Je me suis assuré, par des expériences directes, exécutées par la méthode des cadres, qu’une terre est moins poreuse, moins chargée d’air, après le roulage qu’avant cette opération, et d’autre part, ce qui était bien facile à prévoir, que l’eau s’élève plus facilement, plus haut, dans une terre tassée que dans celle qui a été ameublie, et, comme l’eau descend plus lentement dans un sol serré que dans une terre émiettée, on conçoit que le roulage soit tout à fait favorable à la réussite des semailles. Cette coïncidence entre les pratiques agricoles et les expériences de laboratoire nous affermit dans cette opinion que les diverses façons qu’on donne à la terre ont pour effet d’y assurer le mouvement de l’eau, mouvement de descente quand il s’agit de créer l’approvisionnement, mouvement ascensionnel, maintien dans les couches superficielles, quand il faut les conserver humides, pour assurer la levée des semis.

Nous avons fait travailler les charrues, les herses, les rouleaux ; les plantes semées commencent à montrer leurs tiges vertes ; allons-nous pouvoir nous reposer et attendre en paix la moisson prochaine ? Oui, sans doute, si nous avons ensemencé d’immenses espaces de peu de valeur, comme le font les Américains, et qu’il nous suffise d’une maigre récolte pour obtenir quand même de bons bénéfices ; non, au contraire, si nous visons les hauts rendemens et si, avec le blé, nous cultivons, en outre, betteraves et pommes de terre.

Les travaux du printemps et de l’été sont tellement impérieux que, pour les exécuter, nous réclamons une main-d’œuvre étrangère et que nous faisons venir, jusque dans le centre de la France, des équipes de Flamands, ou de Bretons, pour biner nos betteraves, ou sarcler nos pommes de terre.

L’âpre lutte pour la vie existe entre les espèces végétales aussi bien qu’entre les animaux.

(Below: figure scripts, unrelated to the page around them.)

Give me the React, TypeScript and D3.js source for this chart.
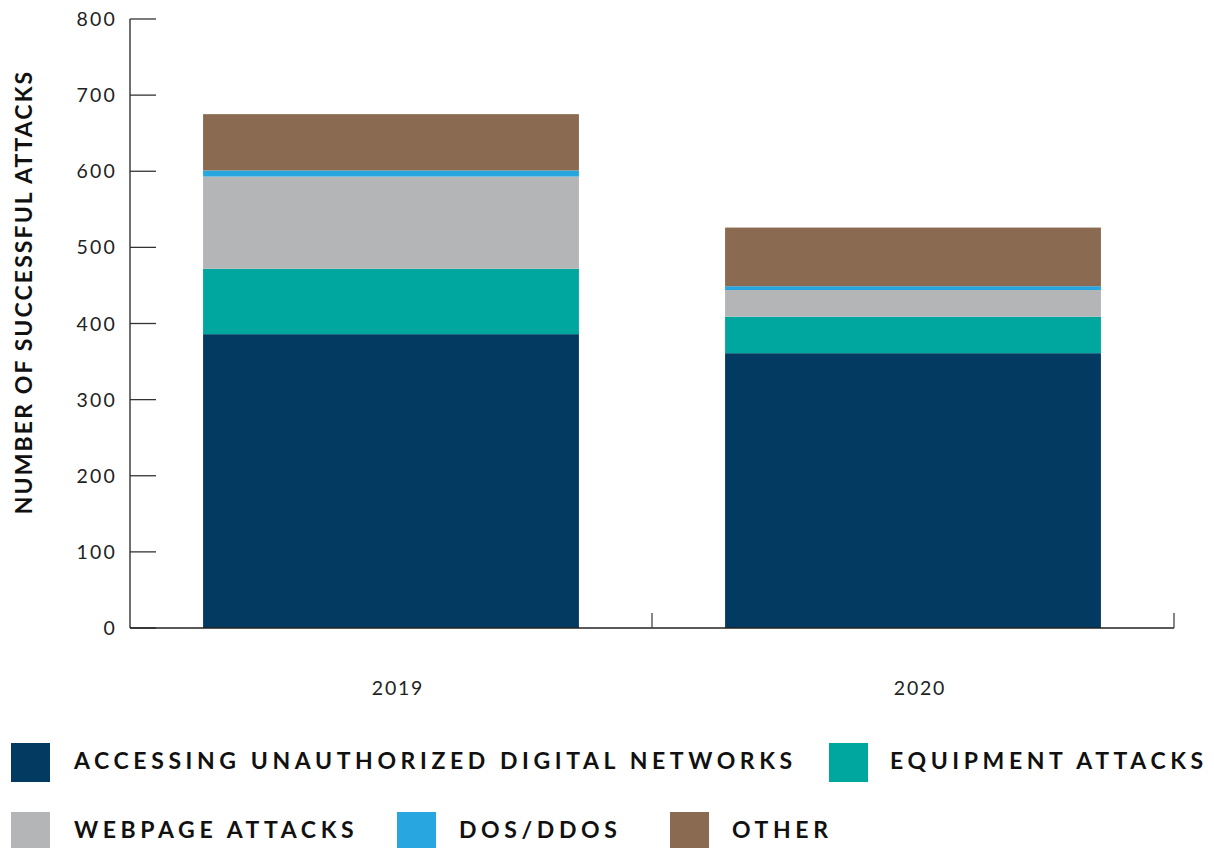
import React from "react";
import * as d3 from "d3";

const years = ["2019", "2020"];
const seriesKeys = ["unauthorized", "equipment", "webpage", "dos", "other"];
const seriesLabels = [
  "ACCESSING UNAUTHORIZED DIGITAL NETWORKS",
  "EQUIPMENT ATTACKS",
  "WEBPAGE ATTACKS",
  "DOS/DDOS",
  "OTHER",
];
const seriesColors = ["#023a62", "#00a79f", "#b4b5b7", "#27a6df", "#8a6a50"];
const unauthorized = [386, 361];
const equipment = [86, 48];
const webpage = [121, 35];
const dos = [8, 5];
const other = [74, 77];
const yTicks = [0, 100, 200, 300, 400, 500, 600, 700, 800];

const FONT = "Lato, 'Open Sans', sans-serif";

export default function App() {
  const width = 1214;
  const height = 848;
  const x0 = 130, x1 = 1174, yTop = 19, yBot = 628;

  const table = years.map((y, i) => ({
    year: y,
    unauthorized: unauthorized[i],
    equipment: equipment[i],
    webpage: webpage[i],
    dos: dos[i],
    other: other[i],
  }));
  const stacked = d3.stack<any>().keys(seriesKeys)(table);

  const x = d3.scaleBand().domain(years).range([x0, x1]).padding(0);
  const barW = x.bandwidth() * 0.72;
  const barOff = (x.bandwidth() - barW) / 2;
  const y = d3.scaleLinear().domain([0, 800]).range([yBot, yTop]);

  const legendRows = [
    [
      { i: 0, sx: 11, tx: 74 },
      { i: 1, sx: 829, tx: 890 },
    ],
    [
      { i: 2, sx: 11, tx: 74 },
      { i: 3, sx: 397, tx: 459 },
      { i: 4, sx: 670, tx: 732 },
    ],
  ];
  const rowY = [743, 812];

  return (
    <svg
      width={width}
      height={height}
      style={{ position: "absolute", left: 0, top: 0, background: "#fff" }}
    >
      {stacked.map((s, si) => (
        <g key={s.key} fill={seriesColors[si]}>
          {s.map((d: any, di: number) => (
            <rect
              key={di}
              x={(x(years[di]) as number) + barOff}
              width={barW}
              y={y(d[1])}
              height={y(d[0]) - y(d[1])}
            />
          ))}
        </g>
      ))}
      {/* y axis */}
      <line x1={x0} x2={x0} y1={yTop} y2={yBot} stroke="#222" strokeWidth={1.3} />
      {yTicks.map((t) => (
        <g key={t}>
          <line x1={x0} x2={x0 + 26} y1={y(t)} y2={y(t)} stroke="#333" strokeWidth={1.3} />
          <text
            x={x0 - 13}
            y={y(t)}
            dy="0.36em"
            textAnchor="end"
            fontFamily={FONT}
            fontSize={19.5}
            letterSpacing={2.2}
            fill="#222"
          >
            {t}
          </text>
        </g>
      ))}
      {/* x axis */}
      <line x1={x0} x2={x1} y1={yBot} y2={yBot} stroke="#222" strokeWidth={1.3} />
      {[...years.map((yr) => x(yr) as number).slice(1), x1].map((tx, i) => (
        <line key={i} x1={tx} x2={tx} y1={yBot - 15} y2={yBot} stroke="#444" strokeWidth={1.3} />
      ))}
      {years.map((yr) => (
        <text
          key={yr}
          x={(x(yr) as number) + x.bandwidth() / 2 + 7}
          y={695}
          textAnchor="middle"
          fontFamily={FONT}
          fontSize={19.5}
          letterSpacing={1.8}
          fill="#222"
        >
          {yr}
        </text>
      ))}
      {/* y axis title */}
      <text
        transform={`translate(32, ${(72 + 512) / 2}) rotate(-90)`}
        textAnchor="middle"
        fontFamily={FONT}
        fontWeight={700}
        fontSize={23}
        letterSpacing={2.1}
        fill="#111"
      >
        NUMBER OF SUCCESSFUL ATTACKS
      </text>
      {/* legend */}
      {legendRows.map((row, ri) =>
        row.map((it) => (
          <g key={it.i}>
            <rect x={it.sx} y={rowY[ri]} width={39} height={39} fill={seriesColors[it.i]} />
            <text
              x={it.tx}
              y={rowY[ri] + 26}
              fontFamily={FONT}
              fontWeight={700}
              fontSize={23}
              letterSpacing={4.6}
              fill="#111"
            >
              {seriesLabels[it.i]}
            </text>
          </g>
        ))
      )}
    </svg>
  );
}
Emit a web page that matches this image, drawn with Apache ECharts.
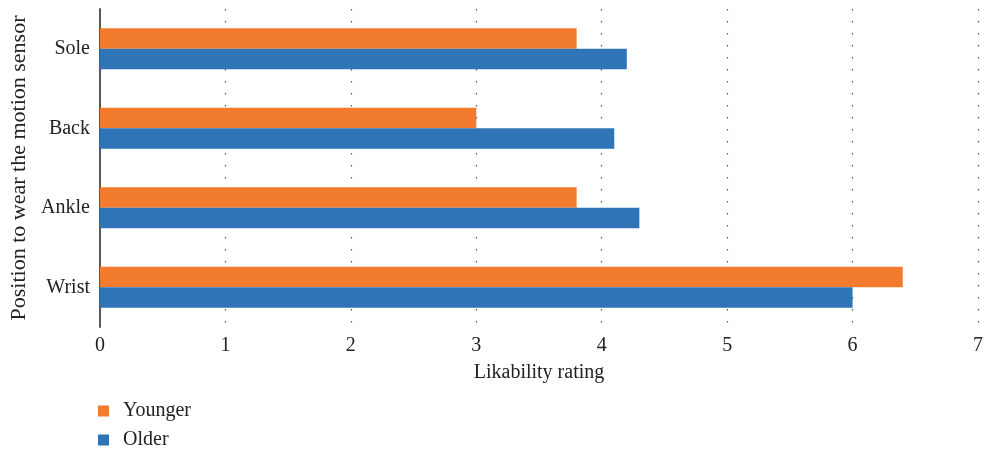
<!DOCTYPE html>
<html>
<head>
<meta charset="utf-8">
<script src="https://cdn.jsdelivr.net/npm/echarts@6/dist/echarts.min.js"></script>
<style>html,body{margin:0;padding:0;background:#fff}#c{width:984px;height:453px}</style>
</head>
<body>
<div id="c"></div>
<script>
var categories = ['Wrist', 'Ankle', 'Back', 'Sole'];
var younger = [6.4, 3.8, 3.0, 3.8];
var older = [6.0, 4.3, 4.1, 4.2];
var xTicks = [0, 1, 2, 3, 4, 5, 6, 7];

var FONT = 'Liberation Serif';
var chart = echarts.init(document.getElementById('c'));
chart.setOption({
  animation: false,
  textStyle: {fontFamily: FONT},
  grid: {left: 100, right: 6, top: 9, bottom: 126, containLabel: false, outerBoundsMode: 'none'},
  legend: {
    orient: 'vertical', left: 98, top: 401, padding: 0,
    data: ['Younger', 'Older'],
    icon: 'rect', itemWidth: 11, itemHeight: 11, itemGap: 9,
    textStyle: {fontFamily: FONT, fontSize: 20, color: '#222', padding: [0, 0, 0, 9]}
  },
  xAxis: {
    type: 'value', min: xTicks[0], max: xTicks[xTicks.length - 1], interval: 1,
    name: 'Likability rating', nameLocation: 'middle', nameGap: 36,
    nameTextStyle: {fontFamily: FONT, fontSize: 20, color: '#222'},
    axisLine: {show: false}, axisTick: {show: false},
    axisLabel: {fontFamily: FONT, fontSize: 20, color: '#222', margin: 9},
    splitLine: {show: true, lineStyle: {color: '#555', width: 1.2, type: [1.5, 10.5]}}
  },
  yAxis: {
    type: 'category', data: categories,
    name: 'Position to wear the motion sensor', nameLocation: 'middle', nameGap: 70,
    nameTextStyle: {fontFamily: FONT, fontSize: 22, color: '#222'},
    axisLine: {show: true, lineStyle: {color: '#5a5a5a', width: 2}},
    axisTick: {show: false},
    axisLabel: {fontFamily: FONT, fontSize: 20, color: '#222', margin: 10}
  },
  series: [
    {name: 'Younger', type: 'bar', data: younger, barWidth: 20.5, barGap: '0%', barCategoryGap: '48%',
     itemStyle: {color: '#F37B2D'}},
    {name: 'Older', type: 'bar', data: older, barWidth: 20.5, barGap: '0%', barCategoryGap: '48%',
     itemStyle: {color: '#2E74B7'}}
  ]
});
</script>
</body>
</html>
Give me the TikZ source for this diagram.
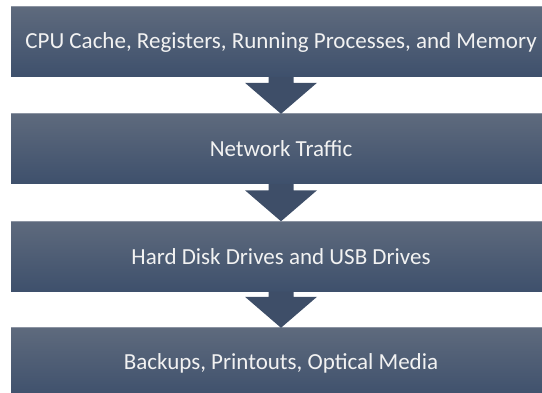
\documentclass[tikz,border=0pt]{standalone}
\usepackage{fontspec}
\setmainfont{Carlito}
\usetikzlibrary{calc}
\definecolor{boxtop}{RGB}{94,106,125}
\definecolor{boxbot}{RGB}{62,80,108}
\definecolor{boxedge}{RGB}{140,148,162}
\definecolor{arrowc}{RGB}{62,78,104}
\definecolor{txt}{RGB}{242,242,242}
\tikzset{
  stagebox/.style={rectangle, minimum width=540pt, minimum height=70pt, inner sep=0pt,
    top color=boxtop, bottom color=boxbot, draw=none, text=txt,
    font=\fontsize{23}{27}\selectfont},
  flowarrow/.style={fill=arrowc, draw=none}
}
\newcommand{\flowarr}[2]{%
  \fill[flowarrow] ($(#1.south)+(-12.5pt,0)$) -- ($(#2.north)+(-12.5pt,31pt)$) --
    ($(#2.north)+(-36pt,31pt)$) -- (#2.north) -- ($(#2.north)+(36pt,31pt)$) --
    ($(#2.north)+(12.5pt,31pt)$) -- ($(#1.south)+(12.5pt,0)$) -- cycle;}
\begin{document}
\begin{tikzpicture}[x=1pt,y=-1pt]
\useasboundingbox (0,0) rectangle (542,393);
\node[stagebox] (b1) at (281,42) {CPU Cache, Registers, Running Processes, and Memory};
\node[stagebox] (b2) at (281,149) {Network Traffic};
\node[stagebox] (b3) at (281,256.5) {Hard Disk Drives and USB Drives};
\node[stagebox] (b4) at (281,363) {Backups, Printouts, Optical Media};
\foreach \b in {b1,b2,b3,b4}{\draw[boxedge, line width=0.8pt] (\b.north west) -- (\b.north east);}
\flowarr{b1}{b2}
\flowarr{b2}{b3}
\flowarr{b3}{b4}
\end{tikzpicture}
\end{document}
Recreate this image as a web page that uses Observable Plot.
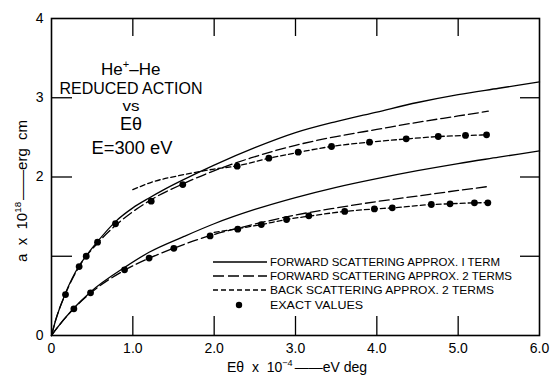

Les longs espaces vides que laissent entre eux nos jeunes semis sont bientôt envahis par les plantes adventices vigoureuses, robustes, qui reparaissent toujours, malgré le combat que nous leur livrons sans cesse ; elles s’installent, enfoncent leurs racines dans le sol, y puisent l’eau, les engrais, et prospèrent au grand détriment de nos jeunes semis, encore incapables de se défendre.